The Hidden Costs of Silent Stress

The Hidden Costs of Silent Stress

Stress doesn’t always show up as a frantic team pace, an overflowing inbox, or the tight deadlines we often associate with burnout. Sometimes, stress is quiet. It’s unspoken, subtle, and often invisible.

It’s the tension that lingers without acknowledgment.

The unclear expectations that leave people second-guessing.

The micro-pressure that slowly drains team morale.

In this post, we’re diving into the silent stressors that quietly chip away at team connection, engagement, and energy—often without being detected until it’s too late.


Stress Indicators That Don’t Show Up in Productivity Reports

When we think of stress in a team, we often turn to metrics—deadlines, performance, output. But silent stress doesn’t always affect the numbers. On the surface, everything can appear “fine.” Tasks get completed. People show up. But underneath, something is off.

Here are warning signs that silent stress may be affecting your team:

  • Less creativity: Team members stop contributing new ideas—not due to disinterest, but because constant pressure stifles creative thinking.
  • Tense communication: Minor misunderstandings turn into major friction. People may withdraw or become defensive.
  • Disengagement: Individuals appear present but are mentally checked out—going through the motions without energy or enthusiasm.

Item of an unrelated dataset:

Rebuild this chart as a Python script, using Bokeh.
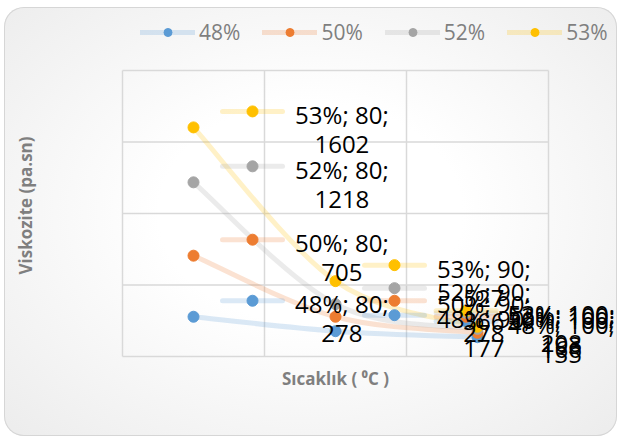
import numpy as np
from bokeh.plotting import figure
from bokeh.models import (ColumnDataSource, LabelSet, Label, Legend, LegendItem,
                          Range1d)
from bokeh.core.properties import value
from bokeh.embed import file_html
from bokeh.resources import INLINE

# ---------------- data ----------------
categories = ["80", "90", "100"]
series_names = ["48%", "50%", "52%", "53%"]
s48 = [278, 177, 135]
s50 = [705, 278, 166]
s52 = [1218, 366, 193]
s53 = [1602, 527, 208]
y_ticks = [0, 500, 1000, 1500, 2000]
x_title = "Sıcaklık ( \u2070C )"
y_title = "Viskozite (pa.sn)"

series_values = [s48, s50, s52, s53]
colors = ["#5B9BD5", "#ED7D31", "#A5A5A5", "#FFC000"]

# ---------------- layout ----------------
W, H = 613, 429                # canvas (placed at 4,7 on the page)
ML, MR, MT, MB = 118, 69, 63, 80   # plot-area margins inside the canvas
FW = W - ML - MR
FH = H - MT - MB
FONT = "Open Sans"
LINE_ALPHA = 0.22
LINE_W = 5
MSIZE = 11
GRID_COLOR = "#d9d9d9"

n = len(categories)
xs = np.arange(n) + 0.5
ux = n / FW                                   # data units per px (x)
uy = (y_ticks[-1] - y_ticks[0]) / FH          # data units per px (y)

p = figure(width=W, height=H,
           x_range=Range1d(-ML * ux, n + MR * ux),
           y_range=Range1d(y_ticks[0] - MB * uy, y_ticks[-1] + MT * uy),
           x_axis_type=None, y_axis_type=None,
           output_backend="svg", toolbar_location=None)
p.min_border = 0
p.styles = {
    "margin-left": "4px",
    "margin-top": "7px",
    "border-radius": "20px",
    "box-shadow": "inset 0 0 0 1px #d6d6d6",
    "background-image": "radial-gradient(ellipse at 50% 48%, #ffffff 35%, #ececec 100%)",
}
p.border_fill_alpha = 0
p.background_fill_alpha = 0
p.outline_line_color = None
p.xgrid.visible = False
p.ygrid.visible = False

# plot-area grid: category boundaries and value ticks
x_bounds = list(range(n + 1))
p.segment(x0=x_bounds, x1=x_bounds, y0=[y_ticks[0]] * len(x_bounds),
          y1=[y_ticks[-1]] * len(x_bounds), line_color=GRID_COLOR, line_width=1.5)
p.segment(x0=[0] * len(y_ticks), x1=[n] * len(y_ticks), y0=y_ticks, y1=y_ticks,
          line_color=GRID_COLOR, line_width=1.5)

# axis titles
p.add_layout(Label(x=n / 2, y=y_ticks[0], text=x_title, y_offset=-22,
                   text_align="center", text_baseline="middle",
                   text_font=FONT, text_font_style="bold",
                   text_font_size="17px", text_color="#7f7f7f"))
p.add_layout(Label(x=0, y=(y_ticks[0] + y_ticks[-1]) / 2, text=y_title,
                   x_offset=-97, y_offset=8, angle=np.pi / 2,
                   text_align="center", text_baseline="middle",
                   text_font=FONT, text_font_style="bold",
                   text_font_size="17px", text_color="#7f7f7f"))

# ---------------- series ----------------
def smooth_controls(xv, yv):
    P = np.column_stack([xv, yv]).astype(float)
    m = len(P)
    segs = []
    for i in range(m - 1):
        pm = P[i - 1] if i > 0 else P[i]
        p0, p1 = P[i], P[i + 1]
        p2 = P[i + 2] if i + 2 < m else P[i + 1]
        c0 = p0 + (p1 - pm) / 6.0
        c1 = p1 - (p2 - p0) / 6.0
        segs.append((p0, p1, c0, c1))
    return dict(x0=[s[0][0] for s in segs], y0=[s[0][1] for s in segs],
                x1=[s[1][0] for s in segs], y1=[s[1][1] for s in segs],
                cx0=[s[2][0] for s in segs], cy0=[s[2][1] for s in segs],
                cx1=[s[3][0] for s in segs], cy1=[s[3][1] for s in segs])

curve_renderers = []
for name, vals, col in zip(series_names, series_values, colors):
    r = p.bezier(source=ColumnDataSource(smooth_controls(xs, vals)),
                 x0="x0", y0="y0", x1="x1", y1="y1",
                 cx0="cx0", cy0="cy0", cx1="cx1", cy1="cy1",
                 line_color=col, line_alpha=LINE_ALPHA, line_width=LINE_W,
                 line_cap="round")
    curve_renderers.append(r)

legend_items = []
for name, vals, col, cr in zip(series_names, series_values, colors, curve_renderers):
    sc = p.scatter(xs, vals, size=MSIZE, fill_color=col, line_color=col)
    legend_items.append(LegendItem(label=name, renderers=[cr, sc]))

# ---------------- data labels (with legend keys) ----------------
RIGHT_LIMIT = 491          # px from plot-area left where label blocks must end
KEY_DX, KEY_DY = 59, 16    # key marker offset from point (px)
TEXT_DX = 43               # text start after key marker (px)
CHAR_W = 11.6              # approx px per char of first label line

lab = dict(x=[], y=[], line1=[], val=[], xo=[])
keys = dict(x=[], y=[], xa=[], xb=[], c=[])
for name, vals, col in zip(series_names, series_values, colors):
    for cat, xv, yv in zip(categories, xs, vals):
        line1 = f"{name}; {cat};"
        w1 = CHAR_W * len(line1)
        anchor_px = min(xv / ux + KEY_DX, RIGHT_LIMIT - TEXT_DX - w1)
        ax_ = anchor_px * ux
        ky = yv + KEY_DY * uy
        keys["x"].append(ax_); keys["y"].append(ky)
        keys["xa"].append(ax_ - 30 * ux); keys["xb"].append(ax_ + 30 * ux)
        keys["c"].append(col)
        lab["x"].append(ax_); lab["y"].append(ky)
        lab["line1"].append(line1)
        lab["val"].append(str(yv))
        lab["xo"].append(TEXT_DX + w1 / 2)

ksrc = ColumnDataSource(keys)
p.segment(x0="xa", x1="xb", y0="y", y1="y", source=ksrc, line_color="c",
          line_alpha=LINE_ALPHA, line_width=LINE_W, line_cap="round")
p.scatter(x="x", y="y", source=ksrc, size=MSIZE, fill_color="c", line_color="c")

lsrc = ColumnDataSource(lab)
for field, yoff in (("line1", -3), ("val", -33)):
    p.add_layout(LabelSet(x="x", y="y", text=field, source=lsrc,
                          x_offset="xo", y_offset=yoff, text_align="center",
                          text_baseline="middle", text_font=value(FONT),
                          text_font_size=value("24px"), text_color="#000000"))

legend = Legend(items=legend_items, orientation="horizontal",
                location=(136, 390), glyph_width=55, glyph_height=20,
                label_text_font=FONT, label_text_font_size="21px",
                label_text_color="#7f7f7f", label_standoff=4, spacing=22,
                padding=0, margin=0, border_line_color=None,
                background_fill_alpha=0)
p.add_layout(legend)

open("out.html", "w").write(file_html(p, INLINE))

These are quiet signs that something deeper is happening—even when the reports say “all good.”


When Silence Isn’t Peace

We often treat silence as a green flag: “If no one’s raising concerns, things must be working.” But silence can just as easily be a red flag.

Here’s how to know when silence is a signal, not serenity:

  • Avoiding hard conversations: People stay quiet about issues because they fear conflict or feel it’s not worth the effort.
  • No feedback loops: When no one shares ideas for improvement, it may mean they don’t believe change is possible.
  • Surface-level connection: Conversations become transactional. The deeper sense of connection fades, even among high-functioning teams.

Silence doesn’t always mean safety. In many teams, it signals a lack of psychological safety—a critical foundation for healthy, resilient workplaces.


Why Psychological Safety Matters More Than Ever

Psychological safety is the belief that you can speak up with ideas, questions, concerns, or mistakes without fear of embarrassment or backlash. It’s what allows teams to think creatively, take risks, and navigate challenges together.

When it’s absent, silent stress fills the gap.

People hold back—not because they have nothing to say, but because they don’t feel safe saying it. And over time, that silence builds micro-pressure that can lead to frustration, low morale, and burnout.

Without psychological safety:

  • Innovation stalls – Teams stop experimenting or challenging the status quo.
  • Stress increases – The emotional labor of “staying silent” is exhausting.
  • Motivation drops – When people don’t feel heard, their energy naturally fades.

Psychological safety isn’t just a “nice-to-have.” It’s a resilience tool.


How to Combat Silent Stress on Your Team

So what can you do to bring hidden stress to light and build a stronger, more open team culture?

Start here:

  • Encourage regular check-ins – Create space for team members to share how they’re doing—beyond just the work.
  • Foster a feedback culture – Make feedback a two-way practice. Ask for input, and model how to give it constructively.
  • Normalize vulnerability – As a leader, share your own challenges. When you show it’s okay not to be perfect, others feel safe to do the same.

Final Thought: Don’t Let the Quiet Become Costly

When stress goes unspoken, it doesn’t disappear—it compounds.

But when you create space for honest communication and psychological safety, you reduce invisible pressure, strengthen trust, and build a team that doesn’t just survive—but thrives.